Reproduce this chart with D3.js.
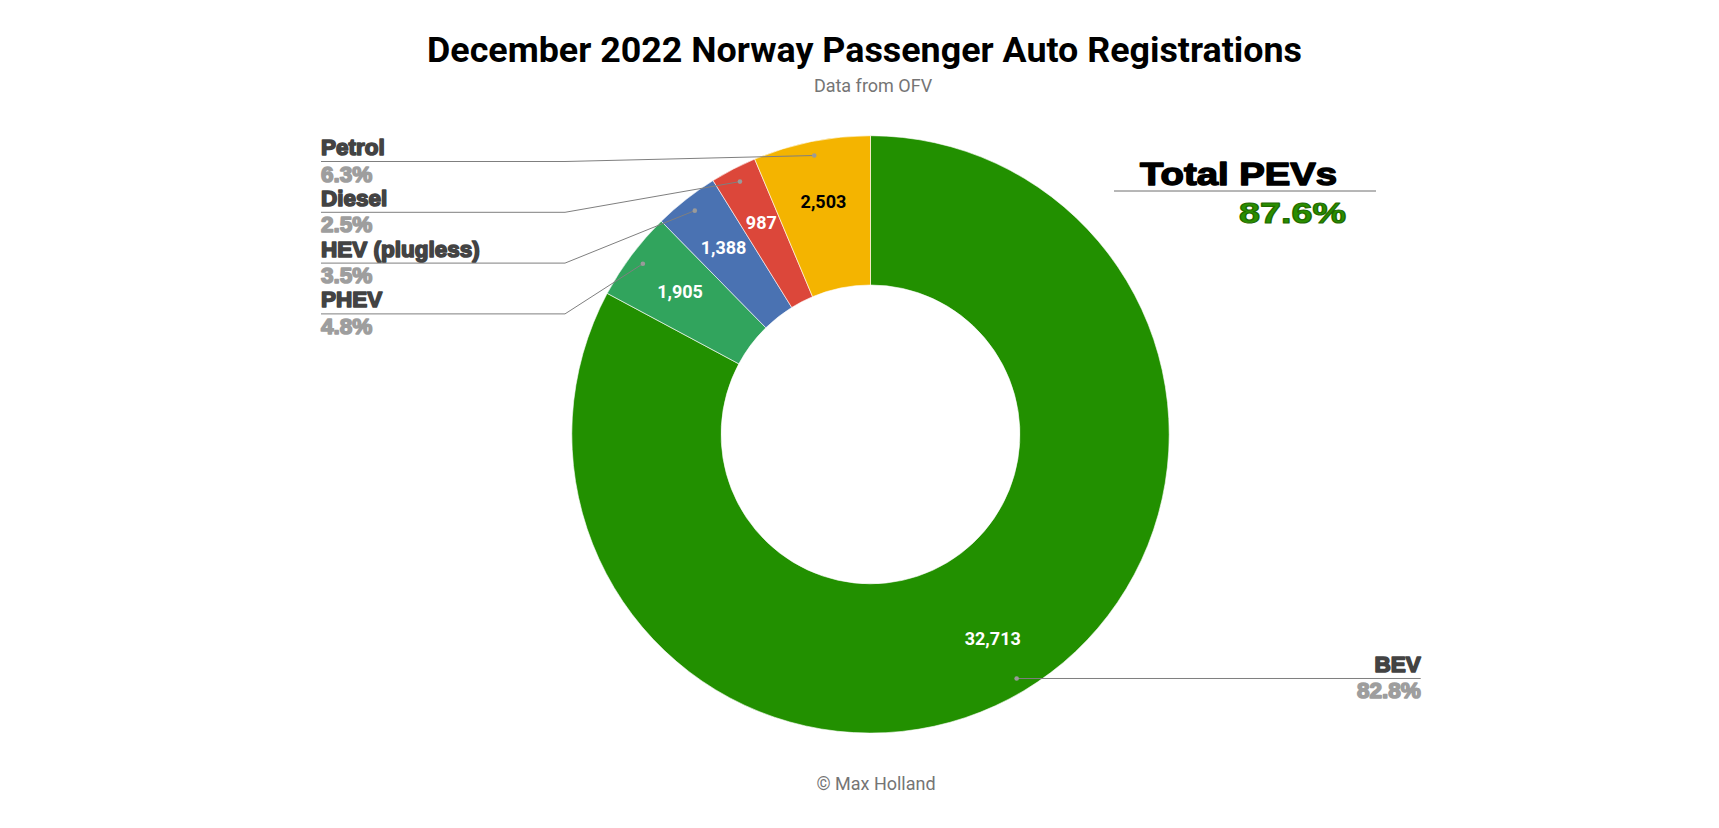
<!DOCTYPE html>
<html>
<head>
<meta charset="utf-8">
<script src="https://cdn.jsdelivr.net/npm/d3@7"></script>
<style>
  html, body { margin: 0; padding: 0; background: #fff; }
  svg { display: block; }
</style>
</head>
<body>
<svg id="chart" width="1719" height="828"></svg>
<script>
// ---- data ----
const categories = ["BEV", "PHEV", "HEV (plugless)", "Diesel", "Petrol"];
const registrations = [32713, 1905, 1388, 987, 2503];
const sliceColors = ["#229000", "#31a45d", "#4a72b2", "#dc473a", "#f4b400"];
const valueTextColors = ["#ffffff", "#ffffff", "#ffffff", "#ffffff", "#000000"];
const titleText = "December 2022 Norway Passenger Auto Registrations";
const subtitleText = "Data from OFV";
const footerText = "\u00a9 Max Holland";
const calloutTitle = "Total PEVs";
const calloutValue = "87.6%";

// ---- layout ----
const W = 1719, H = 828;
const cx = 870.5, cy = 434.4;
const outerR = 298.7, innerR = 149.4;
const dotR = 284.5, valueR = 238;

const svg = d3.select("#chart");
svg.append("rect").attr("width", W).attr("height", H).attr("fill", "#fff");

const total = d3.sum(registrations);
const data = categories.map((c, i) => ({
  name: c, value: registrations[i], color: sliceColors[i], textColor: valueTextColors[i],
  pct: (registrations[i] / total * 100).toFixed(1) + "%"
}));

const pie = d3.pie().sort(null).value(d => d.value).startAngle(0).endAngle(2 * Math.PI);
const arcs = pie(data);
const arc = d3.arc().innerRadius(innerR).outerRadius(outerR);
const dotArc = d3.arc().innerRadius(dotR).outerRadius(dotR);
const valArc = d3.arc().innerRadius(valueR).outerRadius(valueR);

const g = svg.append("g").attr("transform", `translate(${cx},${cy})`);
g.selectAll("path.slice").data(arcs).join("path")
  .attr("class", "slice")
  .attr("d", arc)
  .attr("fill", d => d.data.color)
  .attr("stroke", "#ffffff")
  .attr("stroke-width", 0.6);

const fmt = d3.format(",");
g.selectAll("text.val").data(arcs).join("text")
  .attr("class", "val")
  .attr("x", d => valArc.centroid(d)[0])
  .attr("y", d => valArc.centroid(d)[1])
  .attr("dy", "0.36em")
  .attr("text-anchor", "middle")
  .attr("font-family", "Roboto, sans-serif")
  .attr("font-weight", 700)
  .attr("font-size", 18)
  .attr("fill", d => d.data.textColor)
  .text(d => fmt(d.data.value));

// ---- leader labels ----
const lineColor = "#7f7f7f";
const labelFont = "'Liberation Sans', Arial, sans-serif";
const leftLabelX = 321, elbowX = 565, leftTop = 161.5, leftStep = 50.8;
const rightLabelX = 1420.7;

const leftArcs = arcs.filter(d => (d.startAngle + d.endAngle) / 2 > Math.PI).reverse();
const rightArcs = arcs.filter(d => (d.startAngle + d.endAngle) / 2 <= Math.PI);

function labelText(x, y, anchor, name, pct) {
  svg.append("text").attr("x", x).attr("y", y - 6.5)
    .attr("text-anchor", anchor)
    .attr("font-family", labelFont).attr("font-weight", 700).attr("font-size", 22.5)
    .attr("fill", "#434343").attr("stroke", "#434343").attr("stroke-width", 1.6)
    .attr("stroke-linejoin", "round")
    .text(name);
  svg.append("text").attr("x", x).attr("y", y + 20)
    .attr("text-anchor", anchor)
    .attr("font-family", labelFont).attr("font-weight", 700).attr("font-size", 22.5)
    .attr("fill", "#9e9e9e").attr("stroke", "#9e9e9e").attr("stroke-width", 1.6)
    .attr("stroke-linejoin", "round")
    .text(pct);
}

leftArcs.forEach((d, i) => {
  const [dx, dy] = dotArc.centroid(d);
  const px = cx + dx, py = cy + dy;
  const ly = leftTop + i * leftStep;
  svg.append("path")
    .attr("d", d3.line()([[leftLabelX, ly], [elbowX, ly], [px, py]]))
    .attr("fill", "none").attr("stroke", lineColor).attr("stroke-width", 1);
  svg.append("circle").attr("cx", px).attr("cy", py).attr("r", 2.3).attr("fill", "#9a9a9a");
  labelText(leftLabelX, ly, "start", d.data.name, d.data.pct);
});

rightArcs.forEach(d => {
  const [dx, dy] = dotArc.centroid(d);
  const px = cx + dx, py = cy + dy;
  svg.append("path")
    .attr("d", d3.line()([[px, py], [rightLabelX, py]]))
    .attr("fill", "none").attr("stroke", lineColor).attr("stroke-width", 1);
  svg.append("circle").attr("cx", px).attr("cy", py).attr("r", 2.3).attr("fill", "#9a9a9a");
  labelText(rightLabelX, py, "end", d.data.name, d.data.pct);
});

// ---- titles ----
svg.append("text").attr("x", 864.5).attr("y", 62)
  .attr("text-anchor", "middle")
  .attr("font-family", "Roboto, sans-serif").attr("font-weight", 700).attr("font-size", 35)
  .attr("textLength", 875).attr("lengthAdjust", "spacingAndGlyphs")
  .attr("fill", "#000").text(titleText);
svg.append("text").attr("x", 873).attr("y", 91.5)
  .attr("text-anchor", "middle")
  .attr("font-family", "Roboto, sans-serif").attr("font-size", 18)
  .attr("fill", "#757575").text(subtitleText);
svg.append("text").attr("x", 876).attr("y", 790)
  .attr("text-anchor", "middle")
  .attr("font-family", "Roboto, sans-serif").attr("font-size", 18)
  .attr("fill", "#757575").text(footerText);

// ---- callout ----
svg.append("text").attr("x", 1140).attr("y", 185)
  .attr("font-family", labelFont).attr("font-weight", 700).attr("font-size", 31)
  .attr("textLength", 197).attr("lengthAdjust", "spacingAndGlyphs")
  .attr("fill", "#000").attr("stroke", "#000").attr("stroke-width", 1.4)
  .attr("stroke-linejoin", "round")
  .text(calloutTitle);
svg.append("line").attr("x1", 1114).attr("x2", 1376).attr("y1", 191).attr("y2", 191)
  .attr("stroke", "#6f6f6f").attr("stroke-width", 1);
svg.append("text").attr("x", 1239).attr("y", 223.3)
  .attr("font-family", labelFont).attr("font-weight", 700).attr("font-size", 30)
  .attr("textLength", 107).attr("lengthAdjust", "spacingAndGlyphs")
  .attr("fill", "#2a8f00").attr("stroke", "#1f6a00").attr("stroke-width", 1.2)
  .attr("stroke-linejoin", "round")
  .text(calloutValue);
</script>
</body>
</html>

__Written instruction__
Do not include the images; transcribe the rest of the listing exactly.

__Output below__
Reproduce this chart with D3.js.
<!DOCTYPE html>
<html>
<head>
<meta charset="utf-8">
<script src="https://cdn.jsdelivr.net/npm/d3@7"></script>
<style>
  html, body { margin: 0; padding: 0; background: #fff; }
  svg { display: block; }
</style>
</head>
<body>
<svg id="chart" width="1719" height="828"></svg>
<script>
// ---- data ----
const categories = ["BEV", "PHEV", "HEV (plugless)", "Diesel", "Petrol"];
const registrations = [32713, 1905, 1388, 987, 2503];
const sliceColors = ["#229000", "#31a45d", "#4a72b2", "#dc473a", "#f4b400"];
const valueTextColors = ["#ffffff", "#ffffff", "#ffffff", "#ffffff", "#000000"];
const titleText = "December 2022 Norway Passenger Auto Registrations";
const subtitleText = "Data from OFV";
const footerText = "\u00a9 Max Holland";
const calloutTitle = "Total PEVs";
const calloutValue = "87.6%";

// ---- layout ----
const W = 1719, H = 828;
const cx = 870.5, cy = 434.4;
const outerR = 298.7, innerR = 149.4;
const dotR = 284.5, valueR = 238;

const svg = d3.select("#chart");
svg.append("rect").attr("width", W).attr("height", H).attr("fill", "#fff");

const total = d3.sum(registrations);
const data = categories.map((c, i) => ({
  name: c, value: registrations[i], color: sliceColors[i], textColor: valueTextColors[i],
  pct: (registrations[i] / total * 100).toFixed(1) + "%"
}));

const pie = d3.pie().sort(null).value(d => d.value).startAngle(0).endAngle(2 * Math.PI);
const arcs = pie(data);
const arc = d3.arc().innerRadius(innerR).outerRadius(outerR);
const dotArc = d3.arc().innerRadius(dotR).outerRadius(dotR);
const valArc = d3.arc().innerRadius(valueR).outerRadius(valueR);

const g = svg.append("g").attr("transform", `translate(${cx},${cy})`);
g.selectAll("path.slice").data(arcs).join("path")
  .attr("class", "slice")
  .attr("d", arc)
  .attr("fill", d => d.data.color)
  .attr("stroke", "#ffffff")
  .attr("stroke-width", 0.6);

const fmt = d3.format(",");
g.selectAll("text.val").data(arcs).join("text")
  .attr("class", "val")
  .attr("x", d => valArc.centroid(d)[0])
  .attr("y", d => valArc.centroid(d)[1])
  .attr("dy", "0.36em")
  .attr("text-anchor", "middle")
  .attr("font-family", "Roboto, sans-serif")
  .attr("font-weight", 700)
  .attr("font-size", 18)
  .attr("fill", d => d.data.textColor)
  .text(d => fmt(d.data.value));

// ---- leader labels ----
const lineColor = "#7f7f7f";
const labelFont = "'Liberation Sans', Arial, sans-serif";
const leftLabelX = 321, elbowX = 565, leftTop = 161.5, leftStep = 50.8;
const rightLabelX = 1420.7;

const leftArcs = arcs.filter(d => (d.startAngle + d.endAngle) / 2 > Math.PI).reverse();
const rightArcs = arcs.filter(d => (d.startAngle + d.endAngle) / 2 <= Math.PI);

function labelText(x, y, anchor, name, pct) {
  svg.append("text").attr("x", x).attr("y", y - 6.5)
    .attr("text-anchor", anchor)
    .attr("font-family", labelFont).attr("font-weight", 700).attr("font-size", 22.5)
    .attr("fill", "#434343").attr("stroke", "#434343").attr("stroke-width", 1.6)
    .attr("stroke-linejoin", "round")
    .text(name);
  svg.append("text").attr("x", x).attr("y", y + 20)
    .attr("text-anchor", anchor)
    .attr("font-family", labelFont).attr("font-weight", 700).attr("font-size", 22.5)
    .attr("fill", "#9e9e9e").attr("stroke", "#9e9e9e").attr("stroke-width", 1.6)
    .attr("stroke-linejoin", "round")
    .text(pct);
}

leftArcs.forEach((d, i) => {
  const [dx, dy] = dotArc.centroid(d);
  const px = cx + dx, py = cy + dy;
  const ly = leftTop + i * leftStep;
  svg.append("path")
    .attr("d", d3.line()([[leftLabelX, ly], [elbowX, ly], [px, py]]))
    .attr("fill", "none").attr("stroke", lineColor).attr("stroke-width", 1);
  svg.append("circle").attr("cx", px).attr("cy", py).attr("r", 2.3).attr("fill", "#9a9a9a");
  labelText(leftLabelX, ly, "start", d.data.name, d.data.pct);
});

rightArcs.forEach(d => {
  const [dx, dy] = dotArc.centroid(d);
  const px = cx + dx, py = cy + dy;
  svg.append("path")
    .attr("d", d3.line()([[px, py], [rightLabelX, py]]))
    .attr("fill", "none").attr("stroke", lineColor).attr("stroke-width", 1);
  svg.append("circle").attr("cx", px).attr("cy", py).attr("r", 2.3).attr("fill", "#9a9a9a");
  labelText(rightLabelX, py, "end", d.data.name, d.data.pct);
});

// ---- titles ----
svg.append("text").attr("x", 864.5).attr("y", 62)
  .attr("text-anchor", "middle")
  .attr("font-family", "Roboto, sans-serif").attr("font-weight", 700).attr("font-size", 35)
  .attr("textLength", 875).attr("lengthAdjust", "spacingAndGlyphs")
  .attr("fill", "#000").text(titleText);
svg.append("text").attr("x", 873).attr("y", 91.5)
  .attr("text-anchor", "middle")
  .attr("font-family", "Roboto, sans-serif").attr("font-size", 18)
  .attr("fill", "#757575").text(subtitleText);
svg.append("text").attr("x", 876).attr("y", 790)
  .attr("text-anchor", "middle")
  .attr("font-family", "Roboto, sans-serif").attr("font-size", 18)
  .attr("fill", "#757575").text(footerText);

// ---- callout ----
svg.append("text").attr("x", 1140).attr("y", 185)
  .attr("font-family", labelFont).attr("font-weight", 700).attr("font-size", 31)
  .attr("textLength", 197).attr("lengthAdjust", "spacingAndGlyphs")
  .attr("fill", "#000").attr("stroke", "#000").attr("stroke-width", 1.4)
  .attr("stroke-linejoin", "round")
  .text(calloutTitle);
svg.append("line").attr("x1", 1114).attr("x2", 1376).attr("y1", 191).attr("y2", 191)
  .attr("stroke", "#6f6f6f").attr("stroke-width", 1);
svg.append("text").attr("x", 1239).attr("y", 223.3)
  .attr("font-family", labelFont).attr("font-weight", 700).attr("font-size", 30)
  .attr("textLength", 107).attr("lengthAdjust", "spacingAndGlyphs")
  .attr("fill", "#2a8f00").attr("stroke", "#1f6a00").attr("stroke-width", 1.2)
  .attr("stroke-linejoin", "round")
  .text(calloutValue);
</script>
</body>
</html>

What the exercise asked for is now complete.